By Bob Hertzel
For the Times West Virginian
The hardest lesson for a young coach to learn is that you must adjust ... from day to day, from year to year, sometimes from quarter to quarter.
Most often, young coaches come out of very successful programs and backgrounds.
Why wouldn’t they?
Given a chance to hire an assistant from Alabama or Georgia State, which would you take?
Young coaches come in with ideas formed from working for and playing for successful head coaches; they come in with a philosophy already in place and intent on shaping their team to fit that philosophy.
Having that background, having such a strong belief in something you have seen work is a great asset.
It also can be a great liability.
What if the players you have — for whatever reason, be it injury, defection or simply bad recruiting — do not fit your system? What if you are playing against a team whose strength is defending the type of offense you run or attacking the style of defense you play?
West Virginia University’s Dana Holgorsen finds himself in this situation.
A year ago and the year before, when he had the triumvirate of Geno Smith, Stedman Bailey and Tavon Austin and no kick-butt running back, he was comfortable throwing the ball, just the way he had done in other places with an NFL quarterback and NFL receivers.
This year that isn’t the case. His quarterbacks have been injured and, to be honest, are a notch below the level Holgorsen has coached over the years. At the same time, while it appears he might have brought in a number of receivers who could become stars, they are no more ready to do so than Austin was his first year when he caught 15 passes or Bailey was his first year when he caught 24.
To Holgorsen’s credit, he has altered his offense some to take advantage of running backs Charles Sims and Dreamius Smith, but rather than featuring the running game, he still uses it to complement his passing game.
It’s in his football blood.
Goodness knows, it would make absolutely no sense to second guess him for his use of Tavon Austin during his time at WVU, yet ...
For one game he played him at running back rather than slot receiver and the result was a school record in rushing yards with 344 along with four catches for 82 yards.
That’s 426 total yards against no less an opponent than Oklahoma.
Should he have been a wide receiver, making much of his yardage off pass plays that were little more than handoffs and pitchouts, touching the ball around 15 times a game as he was? Or should he have been a running back used much as he’s using Sims this year and getting the ball maybe 25 times a game?
If you get 10 more touches a game out of Austin, over a season that is 120 more touches, which is a lot.

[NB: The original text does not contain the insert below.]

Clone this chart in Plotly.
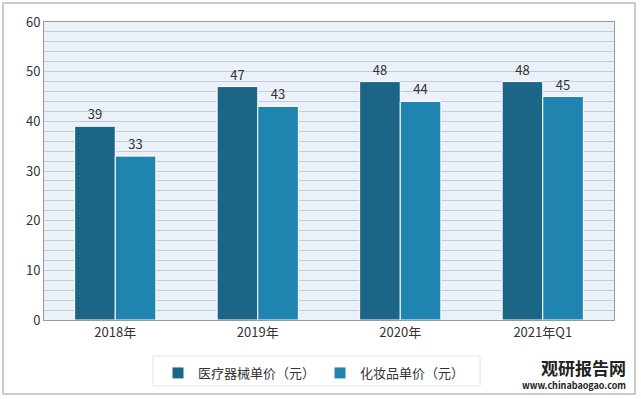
import plotly.graph_objects as go

categories = ["2018年", "2019年", "2020年", "2021年Q1"]
medical = [39, 47, 48, 48]
cosmetic = [33, 43, 44, 45]
series_names = ["医疗器械单价（元）", "化妆品单价（元）"]
y_ticks = [0, 10, 20, 30, 40, 50, 60]

W, H = 641, 399
L, R, T, B = 44, 27, 22, 79
pw, ph = W - L - R, H - T - B

def px(x):
    return (x - L) / pw

def py(y):
    return (H - B - y) / ph

font = "Noto Sans CJK SC, Noto Sans, sans-serif"

fig = go.Figure()
fig.add_bar(x=categories, y=medical, name=series_names[0],
            marker=dict(color="#1B6587", line=dict(color="white", width=1)),
            text=medical, textposition="outside",
            textfont=dict(size=13, color="#333333"), cliponaxis=False)
fig.add_bar(x=categories, y=cosmetic, name=series_names[1],
            marker=dict(color="#1F84B0", line=dict(color="white", width=1)),
            text=cosmetic, textposition="outside",
            textfont=dict(size=13, color="#333333"), cliponaxis=False)

shapes = [
    # outer frame
    dict(type="rect", xref="paper", yref="paper", layer="below",
         x0=px(3), x1=px(635), y0=py(394), y1=py(3),
         line=dict(color="#BBBBBB", width=1.5), fillcolor="rgba(0,0,0,0)"),
    # legend box
    dict(type="rect", xref="paper", yref="paper", layer="below",
         x0=px(153), x1=px(480), y0=py(386), y1=py(356),
         line=dict(color="#E4E4E4", width=1), fillcolor="rgba(0,0,0,0)"),
]

fig.update_layout(
    width=W, height=H,
    margin=dict(l=L, r=R, t=T, b=B, autoexpand=False),
    paper_bgcolor="white",
    plot_bgcolor="#EAF1F8",
    barmode="group",
    bargap=0.43, bargroupgap=0.0,
    font=dict(family=font, size=13, color="#333333"),
    showlegend=True,
    legend=dict(orientation="h", x=px(158), y=py(358), xanchor="left", yanchor="top",
                bgcolor="rgba(0,0,0,0)", font=dict(size=13, color="#333333"),
                itemwidth=30, traceorder="normal"),
    shapes=shapes,
    annotations=[
        dict(text="<b>观研报告网</b>", xref="paper", yref="paper",
             x=px(628), y=py(367), xanchor="right", yanchor="middle",
             showarrow=False, font=dict(size=17, color="#222222", family=font)),
        dict(text="<b>www.chinabaogao.com</b>", xref="paper", yref="paper",
             x=px(628), y=py(385), xanchor="right", yanchor="middle",
             showarrow=False, font=dict(size=9, color="#222222", family=font)),
    ],
)
fig.update_xaxes(showgrid=False, showline=True, linecolor="#999999", ticks="",
                 tickfont=dict(size=13, color="#333333"), mirror=True)
fig.update_yaxes(range=[0, 60], tickvals=y_ticks, showgrid=True, gridcolor="#C4CCD4",
                 gridwidth=1, minor=dict(dtick=2, showgrid=True, gridcolor="#C4CCD4"),
                 showline=True, linecolor="#999999", mirror=True, zeroline=False,
                 ticks="", tickfont=dict(size=13, color="#333333"))

fig.write_html("out.html", config={"displayModeBar": False},
               post_script="document.body.style.margin='0';document.body.style.padding='0';")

But Holgorsen’s philosophy is built upon creating offensive mismatches, which was why Austin was a slot receiver.
Certainly, it makes sense, and spread offenses are rewriting the record books everywhere on just that philosophy, but it demands not only receivers but quarterbacks to deliver the ball and offensive lines that give you time to throw.
Why, you must be wondering, are we having this discussion today?
It is a fair question, and the answer is that what happened to West Virginia against Texas Tech on Saturday as they blew an 11-point lead is the perfect example of how a young coach like Holgorsen can get lost in the midst of a game.
Through 2 1/2 quarters, he was dominating the Red Raiders with a balanced attack, one so balanced that after three quarters WVU had 33 rushes and 33 passes, rushing for 173 yards and two TDs and passing for 235 yards and one TD.
True, quarterback Clint Trickett possessed six of the rushes, mostly on aborted pass plays gone bad.
The thing was the flow of the game was in WVU’s favor ... but games are won and lost in the final quarter, and that’s when everything changed for the Mountaineers.
They were outgained by Texas Tech, 164-29 ... and yes, you read that right.
“We had them up against the ropes at the end of the third quarter. But they made more plays than us. They deserved to win that football game,” WVU’s senior center Pat Eger said. “They came out in that fourth quarter and dominated. Hats off to them for doing that.”
And how did that happen? Well, WVU reverted to the style of football Holgorsen had grown up on.
From the time Dreamius Smith rushed 12 yards for a touchdown to make it 27-16 with 4:36 left in the third quarter, the Mountaineers ran 19 more plays. Fourteen were called pass plays; five were runs. On three of the pass plays, Trickett wound up carrying the ball for a net total of two yards.
The other 11 pass plays gained a grand total of 23 yards with five incomplete and six complete, one completed for no gain and another for minus-1 yard.
Why did this happen?
Part of it was circumstance, WVU penalties putting them into bad situations ... but earlier in the game they ran Sims on a third-and-30 and gained 16 yards and on third-and-8 ran a quarterback draw that gained 12 and on third-and-10 ran Sims for 16 yards, so the Mountaineers had been successful running the ball even in long-yardage situations earlier in the game.
And, of course, once Texas Tech took the lead with the clock running down Holgorsen felt it necessary to throw, which would make more sense if he were having success with it.